## Begin

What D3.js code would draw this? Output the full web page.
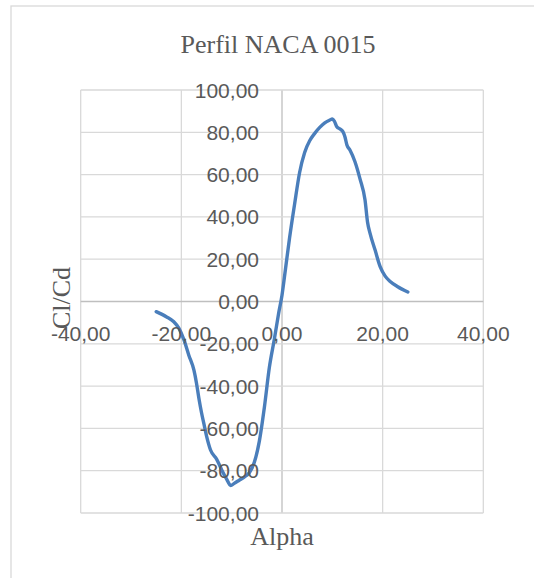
<!DOCTYPE html>
<html>
<head>
<meta charset="utf-8">
<script src="https://cdn.jsdelivr.net/npm/d3@7"></script>
<style>
  html, body { margin: 0; padding: 0; background: #ffffff; }
  svg { display: block; }
</style>
</head>
<body>
<svg id="chart" width="534" height="578"></svg>
<script>
// ---- data ----
const chartTitle = "Perfil NACA 0015";
const xTitle = "Alpha";
const yTitle = "Cl/Cd";
const alpha = [-25, -23, -21.5, -20.5, -19.5, -18.5, -17.5, -17, -16.5, -16, -15.5, -15, -14.2, -13, -12, -11, -10.2, -9.5, -8.5, -7.5, -6.5, -5.5, -4.5, -3.5, -2.5, -1.5, -0.7, 0, 0.7, 1.5, 2.5, 3.5, 4.5, 5.5, 6.5, 7.5, 8.5, 9.5, 10, 10.4, 10.9, 11.5, 12.1, 12.5, 12.9, 13.5, 14.5, 15.5, 16.5, 17, 17.5, 18.5, 19.5, 20.5, 21.5, 23, 25];
const clcd = [-4.8, -7.2, -9.6, -12.6, -18, -25.5, -32.5, -38.5, -46, -52.5, -58, -63.5, -70.2, -74.5, -79.5, -84, -87, -86, -84.5, -83, -81, -76, -66, -50, -31, -17.5, -6, 3, 15.5, 30, 46, 61, 70.5, 76, 79.5, 82.3, 84.5, 85.8, 86.3, 85.3, 82.6, 81.6, 80.3, 77.9, 74, 71.6, 66.1, 58, 48, 37.5, 32.2, 24.3, 16.5, 12, 9.5, 7, 4.5];
const xTicks = [-40, -20, 0, 20, 40];
const yTicks = [-100, -80, -60, -40, -20, 0, 20, 40, 60, 80, 100];

const fmt = v => v.toFixed(2).replace(".", ",");

const svg = d3.select("#chart");

// chart area border
svg.append("rect")
  .attr("x", 11).attr("y", 6).attr("width", 600).attr("height", 600)
  .attr("fill", "#ffffff").attr("stroke", "#d9d9d9").attr("stroke-width", 1.3);

const x = d3.scaleLinear().domain([-40, 40]).range([80.7, 483.3]);
const y = d3.scaleLinear().domain([-100, 100]).range([513, 90]);

// gridlines
const grid = svg.append("g");
grid.selectAll("line.v").data(xTicks).join("line")
  .attr("x1", d => x(d)).attr("x2", d => x(d))
  .attr("y1", y(100)).attr("y2", y(-100))
  .attr("stroke", d => d === 0 ? "#bfbfbf" : "#d9d9d9").attr("stroke-width", 1.3);
grid.selectAll("line.h").data(yTicks).join("line")
  .attr("y1", d => y(d)).attr("y2", d => y(d))
  .attr("x1", x(-40)).attr("x2", x(40))
  .attr("stroke", d => d === 0 ? "#bfbfbf" : "#d9d9d9").attr("stroke-width", 1.3);

// data line
const pts = alpha.map((a, i) => [a, clcd[i]]);
svg.append("path")
  .datum(pts)
  .attr("fill", "none")
  .attr("stroke", "#4a7ebb")
  .attr("stroke-width", 3.4)
  .attr("stroke-linejoin", "round")
  .attr("stroke-linecap", "round")
  .attr("d", d3.line().x(d => x(d[0])).y(d => y(d[1])).curve(d3.curveMonotoneX));

// y tick labels (at the vertical axis crossing x=0)
svg.append("g").selectAll("text").data(yTicks).join("text")
  .attr("x", x(0) - 23)
  .attr("y", d => y(d))
  .attr("dy", "0.36em")
  .attr("text-anchor", "end")
  .attr("font-family", "Liberation Sans, Arial, sans-serif")
  .attr("font-size", 21)
  .attr("fill", "#595959")
  .text(fmt);

// x tick labels (below the horizontal axis at y=0)
svg.append("g").selectAll("text").data(xTicks).join("text")
  .attr("x", d => x(d))
  .attr("y", y(0) + 39.5)
  .attr("text-anchor", "middle")
  .attr("font-family", "Liberation Sans, Arial, sans-serif")
  .attr("font-size", 21)
  .attr("fill", "#595959")
  .text(fmt);

// titles
svg.append("text")
  .attr("x", 278).attr("y", 53)
  .attr("text-anchor", "middle")
  .attr("font-family", "Liberation Serif, Times New Roman, serif")
  .attr("font-size", 26)
  .attr("fill", "#595959")
  .text(chartTitle);

svg.append("text")
  .attr("x", 282).attr("y", 545)
  .attr("text-anchor", "middle")
  .attr("font-family", "Liberation Serif, Times New Roman, serif")
  .attr("font-size", 26)
  .attr("fill", "#595959")
  .text(xTitle);

svg.append("text")
  .attr("transform", "translate(70,298) rotate(-90)")
  .attr("text-anchor", "middle")
  .attr("font-family", "Liberation Serif, Times New Roman, serif")
  .attr("font-size", 26)
  .attr("fill", "#595959")
  .text(yTitle);
</script>
</body>
</html>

## End

**Exercise instructions**
Without including any pictures, print all of the material exactly as given.

**Answer to this problem**
What D3.js code would draw this? Output the full web page.
<!DOCTYPE html>
<html>
<head>
<meta charset="utf-8">
<script src="https://cdn.jsdelivr.net/npm/d3@7"></script>
<style>
  html, body { margin: 0; padding: 0; background: #ffffff; }
  svg { display: block; }
</style>
</head>
<body>
<svg id="chart" width="534" height="578"></svg>
<script>
// ---- data ----
const chartTitle = "Perfil NACA 0015";
const xTitle = "Alpha";
const yTitle = "Cl/Cd";
const alpha = [-25, -23, -21.5, -20.5, -19.5, -18.5, -17.5, -17, -16.5, -16, -15.5, -15, -14.2, -13, -12, -11, -10.2, -9.5, -8.5, -7.5, -6.5, -5.5, -4.5, -3.5, -2.5, -1.5, -0.7, 0, 0.7, 1.5, 2.5, 3.5, 4.5, 5.5, 6.5, 7.5, 8.5, 9.5, 10, 10.4, 10.9, 11.5, 12.1, 12.5, 12.9, 13.5, 14.5, 15.5, 16.5, 17, 17.5, 18.5, 19.5, 20.5, 21.5, 23, 25];
const clcd = [-4.8, -7.2, -9.6, -12.6, -18, -25.5, -32.5, -38.5, -46, -52.5, -58, -63.5, -70.2, -74.5, -79.5, -84, -87, -86, -84.5, -83, -81, -76, -66, -50, -31, -17.5, -6, 3, 15.5, 30, 46, 61, 70.5, 76, 79.5, 82.3, 84.5, 85.8, 86.3, 85.3, 82.6, 81.6, 80.3, 77.9, 74, 71.6, 66.1, 58, 48, 37.5, 32.2, 24.3, 16.5, 12, 9.5, 7, 4.5];
const xTicks = [-40, -20, 0, 20, 40];
const yTicks = [-100, -80, -60, -40, -20, 0, 20, 40, 60, 80, 100];

const fmt = v => v.toFixed(2).replace(".", ",");

const svg = d3.select("#chart");

// chart area border
svg.append("rect")
  .attr("x", 11).attr("y", 6).attr("width", 600).attr("height", 600)
  .attr("fill", "#ffffff").attr("stroke", "#d9d9d9").attr("stroke-width", 1.3);

const x = d3.scaleLinear().domain([-40, 40]).range([80.7, 483.3]);
const y = d3.scaleLinear().domain([-100, 100]).range([513, 90]);

// gridlines
const grid = svg.append("g");
grid.selectAll("line.v").data(xTicks).join("line")
  .attr("x1", d => x(d)).attr("x2", d => x(d))
  .attr("y1", y(100)).attr("y2", y(-100))
  .attr("stroke", d => d === 0 ? "#bfbfbf" : "#d9d9d9").attr("stroke-width", 1.3);
grid.selectAll("line.h").data(yTicks).join("line")
  .attr("y1", d => y(d)).attr("y2", d => y(d))
  .attr("x1", x(-40)).attr("x2", x(40))
  .attr("stroke", d => d === 0 ? "#bfbfbf" : "#d9d9d9").attr("stroke-width", 1.3);

// data line
const pts = alpha.map((a, i) => [a, clcd[i]]);
svg.append("path")
  .datum(pts)
  .attr("fill", "none")
  .attr("stroke", "#4a7ebb")
  .attr("stroke-width", 3.4)
  .attr("stroke-linejoin", "round")
  .attr("stroke-linecap", "round")
  .attr("d", d3.line().x(d => x(d[0])).y(d => y(d[1])).curve(d3.curveMonotoneX));

// y tick labels (at the vertical axis crossing x=0)
svg.append("g").selectAll("text").data(yTicks).join("text")
  .attr("x", x(0) - 23)
  .attr("y", d => y(d))
  .attr("dy", "0.36em")
  .attr("text-anchor", "end")
  .attr("font-family", "Liberation Sans, Arial, sans-serif")
  .attr("font-size", 21)
  .attr("fill", "#595959")
  .text(fmt);

// x tick labels (below the horizontal axis at y=0)
svg.append("g").selectAll("text").data(xTicks).join("text")
  .attr("x", d => x(d))
  .attr("y", y(0) + 39.5)
  .attr("text-anchor", "middle")
  .attr("font-family", "Liberation Sans, Arial, sans-serif")
  .attr("font-size", 21)
  .attr("fill", "#595959")
  .text(fmt);

// titles
svg.append("text")
  .attr("x", 278).attr("y", 53)
  .attr("text-anchor", "middle")
  .attr("font-family", "Liberation Serif, Times New Roman, serif")
  .attr("font-size", 26)
  .attr("fill", "#595959")
  .text(chartTitle);

svg.append("text")
  .attr("x", 282).attr("y", 545)
  .attr("text-anchor", "middle")
  .attr("font-family", "Liberation Serif, Times New Roman, serif")
  .attr("font-size", 26)
  .attr("fill", "#595959")
  .text(xTitle);

svg.append("text")
  .attr("transform", "translate(70,298) rotate(-90)")
  .attr("text-anchor", "middle")
  .attr("font-family", "Liberation Serif, Times New Roman, serif")
  .attr("font-size", 26)
  .attr("fill", "#595959")
  .text(yTitle);
</script>
</body>
</html>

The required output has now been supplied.